Aber Achtung: Der Bart sollte gepflegt werden. Sieht nämlich der modische, lumbersexuelle Mann (Lumberjack = Holzfäller) zwar rau aus, so darf oder muss er sich genauso viele Cremen einreiben wie der metrosexuelle in der letzten Dekade. Denn schliesslich gehts ja darum, den Frauen zu gefallen. Studien legen nahe: Ein Mann mit behaartem Gesicht wird nicht nur als mächtiger, sondern auch als anziehender wahrgenommen.


Erstes Zürcher Männerbrand
Doch ein Bart kann auch zu Missverständnissen führen. So trägt Belaid nur einen kurzen Ziegenbart. «Ich bin halb Tunesier und reise viel. Wenn ich einen Vollbart hätte, würde man mich an den Flughäfen aufhalten, das wäre lästig.» Er holt nun die kalten Tücher für seine Kunden und spricht über die empfindliche, europäische Haut, die sich leicht entzündet. Durch das Kühlen vermeide er Irritationen.

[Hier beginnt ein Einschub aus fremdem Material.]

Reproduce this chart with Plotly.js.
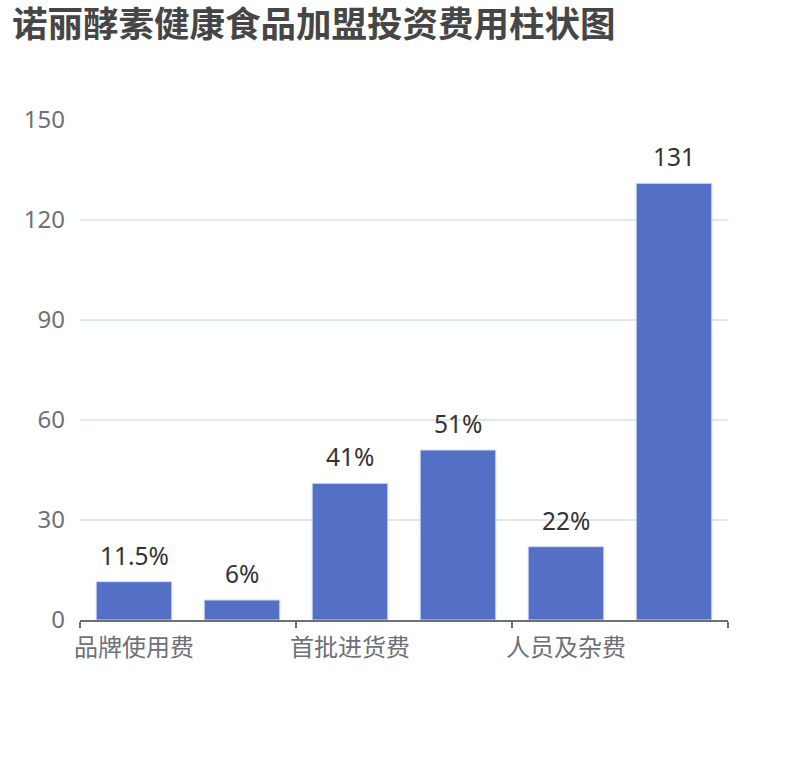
<!DOCTYPE html>
<html>
<head>
<meta charset="utf-8">
<script src="https://cdn.plot.ly/plotly-3.0.1.min.js"></script>
<style>
  html, body { margin: 0; padding: 0; background: #fff; }
  #chart { width: 810px; height: 760px; }
</style>
</head>
<body>
<div id="chart"></div>
<script>
// data
const categories = ['品牌使用费', '加盟保证金', '首批进货费', '店面装修费', '人员及杂费', '总投资'];
const values = [11.5, 6, 41, 51, 22, 131];
const labels = ['11.5%', '6%', '41%', '51%', '22%', '131'];
const shownLabels = ['品牌使用费', '首批进货费', '人员及杂费', ''];
const yTicks = [0, 30, 60, 90, 120, 150];

const font = '"Noto Sans", "Noto Sans CJK SC", sans-serif';
const idx = categories.map((c, i) => i);

const trace = {
  type: 'bar',
  x: idx,
  y: values,
  width: 0.7,
  hovertext: categories,
  marker: { color: '#5470c6', line: { color: '#d3dbf2', width: 1 } },
  hoverinfo: 'text+y'
};

// value labels above bars
const annotations = idx.map(i => ({
  x: i,
  y: values[i],
  text: labels[i],
  showarrow: false,
  yanchor: 'bottom',
  yshift: 8,
  font: { family: font, size: 24.5, color: '#333333' }
}));

const layout = {
  width: 810,
  height: 760,
  paper_bgcolor: '#ffffff',
  plot_bgcolor: '#ffffff',
  margin: { l: 80, r: 82, t: 120, b: 140 },
  showlegend: false,
  title: {
    text: '诺丽酵素健康食品加盟投资费用柱状图',
    x: 12 / 810,
    xanchor: 'left',
    xref: 'container',
    y: 1 - 25 / 760,
    yanchor: 'middle',
    yref: 'container',
    font: { family: font, size: 35.5, color: '#464646', weight: 'bold' }
  },
  xaxis: {
    range: [-0.5, 5.5],
    tickmode: 'array',
    tickvals: [-0.5, 1.5, 3.5, 5.5],
    ticktext: shownLabels,
    ticklabelshift: 54,
    ticks: 'outside',
    ticklen: 6,
    tickwidth: 1.5,
    tickcolor: '#6e7079',
    showline: true,
    linecolor: '#6e7079',
    linewidth: 1.5,
    showgrid: false,
    zeroline: false,
    fixedrange: true,
    tickfont: { family: font, size: 24, color: '#6e7079' }
  },
  yaxis: {
    range: [0, 150],
    tickmode: 'array',
    tickvals: yTicks,
    ticks: '',
    ticklabelstandoff: 14,
    showline: false,
    showgrid: true,
    gridcolor: '#e0e6f1',
    gridwidth: 1.5,
    zeroline: false,
    fixedrange: true,
    tickfont: { family: font, size: 24, color: '#6e7079' }
  },
  annotations: annotations
};

Plotly.newPlot('chart', [trace], layout, { displayModeBar: false, staticPlot: true });
</script>
</body>
</html>
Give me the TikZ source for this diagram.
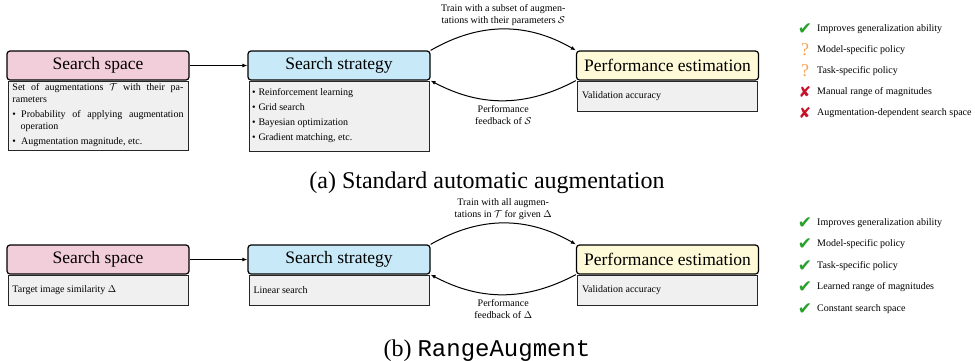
\documentclass[tikz,border=0pt]{standalone}
\usepackage{amsmath,amssymb}
\usepackage{xcolor}
\usepackage{fontspec}
\setmainfont{Liberation Serif}
\setmonofont{Liberation Mono}
\newfontfamily\symbfont{DejaVu Sans}
\usetikzlibrary{arrows.meta}
\usetikzlibrary{positioning}
\definecolor{spacepink}{RGB}{242,205,218}
\definecolor{stratblue}{RGB}{200,233,248}
\definecolor{perfyellow}{RGB}{254,249,214}
\definecolor{bodygray}{RGB}{240,240,240}
\definecolor{okgreen}{RGB}{40,160,44}
\definecolor{maybeorange}{RGB}{247,160,80}
\definecolor{badred}{RGB}{200,16,40}
\newcommand{\iconyes}{\textcolor{okgreen}{\fontsize{17}{17}\symbfont\char"2714}}
\newcommand{\iconmaybe}{\textcolor{maybeorange}{\fontsize{18}{18}\selectfont ?}}
\newcommand{\iconno}{\textcolor{badred}{\fontsize{15}{15}\symbfont\char"2718}}
\newenvironment{boxlist}[2]{\begin{list}{\textbullet}{%
\setlength{\leftmargin}{#1}\setlength{\labelsep}{#2}\setlength{\labelwidth}{3pt}%
\setlength{\topsep}{3pt}\setlength{\partopsep}{0pt}%
\setlength{\itemsep}{3pt}\setlength{\parsep}{0pt}}}{\end{list}}
\tikzstyle{headbox} = [draw=black, line width=1.2pt, rounded corners=3pt,
minimum width=182pt, minimum height=29pt, inner sep=0pt,
font=\fontsize{17.5}{20}\selectfont]
\tikzstyle{bodybox} = [draw=black!85, line width=0.8pt, fill=bodygray,
minimum width=180pt, minimum height=30pt, inner sep=0pt,
font=\fontsize{10}{12}\selectfont]
\tikzstyle{lbl} = [font=\fontsize{10}{12}\selectfont, align=center]
\tikzstyle{capt} = [font=\fontsize{24}{28}\selectfont]
\tikzstyle{arr} = [line width=1pt, -{Latex[length=5pt,width=4pt]}]

\begin{document}
\begin{tikzpicture}[x=1pt, y=-1pt]
        \useasboundingbox (0,0) rectangle (975,360);
        % (a) standard automatic augmentation
        \node [headbox, fill=spacepink] (spaceA) at (98,65.5) {Search space};
        \node [bodybox, minimum height=69pt, below=0pt of spaceA] (spaceAbody) {%
            \begin{minipage}{171pt}
                Set of augmentations $\mathcal{T}$ with their pa-\linebreak rameters
                \begin{boxlist}{8.2pt}{5.2pt}
                    \item Probability of applying augmentation\linebreak operation
                    \item Augmentation magnitude, etc.
                \end{boxlist}
            \end{minipage}
        };
        \node [headbox, fill=stratblue] (stratA) at (339,65.5) {Search strategy};
        \node [bodybox, minimum height=70pt, below=0pt of stratA] (stratAbody) {%
            \begin{minipage}{174pt}
                \begin{boxlist}{6pt}{3pt}
                    \item Reinforcement learning
                    \item Grid search
                    \item Bayesian optimization
                    \item Gradient matching, etc.
                \end{boxlist}
            \end{minipage}
        };
        \node [headbox, fill=perfyellow] (perfA) at (667.5,65.5) {Performance estimation};
        \node [bodybox, below=0pt of perfA] (perfAbody) {%
            \begin{minipage}{171pt}Validation accuracy\end{minipage}
        };
        \draw [arr] (spaceA) -- (stratA);
        \draw [arr] (stratA.north east) to[bend left=30]
            node[above=0pt, lbl] (trainA) {Train with a subset of augmen-\\tations with their parameters $\mathcal{S}$}
            (perfA.north west);
        \draw [arr] (perfA.south west) to[bend left=28]
            node[below=1pt, lbl] (feedA) {Performance\\feedback of $\mathcal{S}$}
            (stratA.south east);
        \foreach \ic/\txt [count=\k] in {\iconyes/Improves generalization ability,
            \iconmaybe/Model-specific policy, \iconmaybe/Task-specific policy,
            \iconno/Manual range of magnitudes, \iconno/Augmentation-dependent search space}{
            \node (icoA\k) at (805,{29+(\k-1)*21}) {\ic};
            \node [lbl, anchor=west, inner sep=0pt] (legA\k) at (817,{29+(\k-1)*21}) {\txt};
        }
        \node [capt] (captA) at (487,182.5) {(a) Standard automatic augmentation};

        % (b) RangeAugment
        \node [headbox, fill=spacepink] (spaceB) at (98,259.5) {Search space};
        \node [bodybox, below=0pt of spaceB] (spaceBbody) {%
            \begin{minipage}{171pt}Target image similarity $\Delta$\end{minipage}
        };
        \node [headbox, fill=stratblue] (stratB) at (339,259.5) {Search strategy};
        \node [bodybox, below=0pt of stratB] (stratBbody) {%
            \begin{minipage}{171pt}Linear search\end{minipage}
        };
        \node [headbox, fill=perfyellow] (perfB) at (667.5,259.5) {Performance estimation};
        \node [bodybox, below=0pt of perfB] (perfBbody) {%
            \begin{minipage}{171pt}Validation accuracy\end{minipage}
        };
        \draw [arr] (spaceB) -- (stratB);
        \draw [arr] (stratB.north east) to[bend left=30]
            node[above=0pt, lbl] (trainB) {Train with all augmen-\\tations in $\mathcal{T}$ for given $\Delta$}
            (perfB.north west);
        \draw [arr] (perfB.south west) to[bend left=28]
            node[below=1pt, lbl] (feedB) {Performance\\feedback of $\Delta$}
            (stratB.south east);
        \foreach \txt [count=\k] in {Improves generalization ability, Model-specific policy,
            Task-specific policy, Learned range of magnitudes, Constant search space}{
            \node (icoB\k) at (805,{223+(\k-1)*21.5}) {\iconyes};
            \node [lbl, anchor=west, inner sep=0pt] (legB\k) at (817,{223+(\k-1)*21.5}) {\txt};
        }
        \node [capt] (captB) at (487,351) {(b) \texttt{RangeAugment}};
    \end{tikzpicture}
\end{document}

Belaid will Männern Gutes tun. deswegen lanciert er übernächste Woche auch sein erstes Männerbrand «Traditional Zürich». Die Bartcremen, Bartshampoos, Bartöle, Bartpeelings und Aftershaves sind bis zu 98 Prozent natürlich. «Viele schmieren sich irritierende Produkte ins Gesicht. Das muss nicht sein.» Für die Rezepte hat er drei Jahre lang die Meinungen seiner Kunden gesammelt. Denn jeder weiss, was für ihn selber gut ist.